The coastal town of Southport is a popular destination for families from all over the north west of England - a more palatable place to visit than Blackpool and a town that retains lots of its historic charm.
The town lies on the Irish Sea and is about half way between the cities of Liverpool to the south and Preston to the north. To the north of the town lies the River Ribble and the Ribble Estuary and in between miles of flat open sand.
Southport is not renowned for the sea coming in too close to the shore. It does happen but almost never when I go and visit.
This is the view of the shoreline with its mix of modern and traditional buildings, the image was shot from the Pier that sticks right out into the sea.
Of course the Pier is a very famous landmark indeed.
It is a Grade II listed building and with its 1,110m length it is the second longest in Great Britain. Constructed of wrought iron and wooden decking it really is a superb historical construction.
The arches sweep over the top of the Pier and each arch houses an ornate lamp that lights up the structure as the darkness approaches.
Placed right in the centre of the Pier are the tracks for a tramway that carries passengers from the shore right to the cafe at the end of the Pier.
This proves a popular method of transport when the weather turns, but when the sun shines, there is no better feeling than to walk along with the wind blowing in your face.
When you get right out towards the end of the Pier, you can cast your eye over towards the horizon and the Fylde Coast, home of the more publicised town of Blackpool.
On a clear day you can see the pleasure beach, roller coasters and the tower. They are in stark contrast to the flat sands that surround them.
When you have enjoyed your cup of tea or coffee at the cafe at the end of the Pier you can make your way back to shore and discover another gem - the marine lake, a body of water used by the tourists and small pleasurecraft.
Other smaller ornate iron bridges cross the water and connect each shore.

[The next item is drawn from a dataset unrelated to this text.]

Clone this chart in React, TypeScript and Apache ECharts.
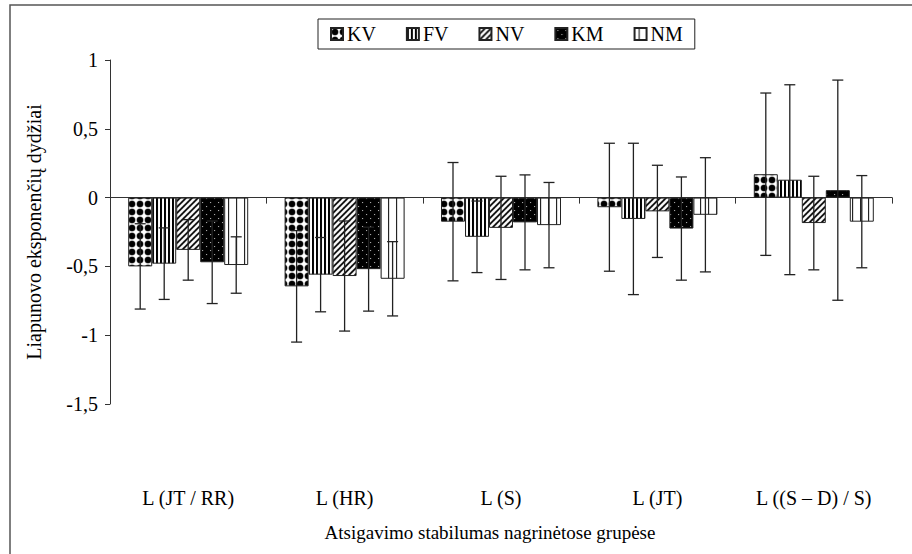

Even when the winds are blowing this is a very sheltered place to be.
The coast road is exactly what you would expect it to be, a road that goes all the way along the sea wall from Formby in the south, all the way to the Ribble Estuary Park in the north.
Areas along the coastal road have been upgraded and developed and turned into small havens for the tourists with restaurants and shops helping to attract the visitors all year round.
It's all very clean and welcoming.
I hope that this gives you a little taste of what you can expect from a visit to Southport, there is something for everyone really and it remains one of my favourite places to return to.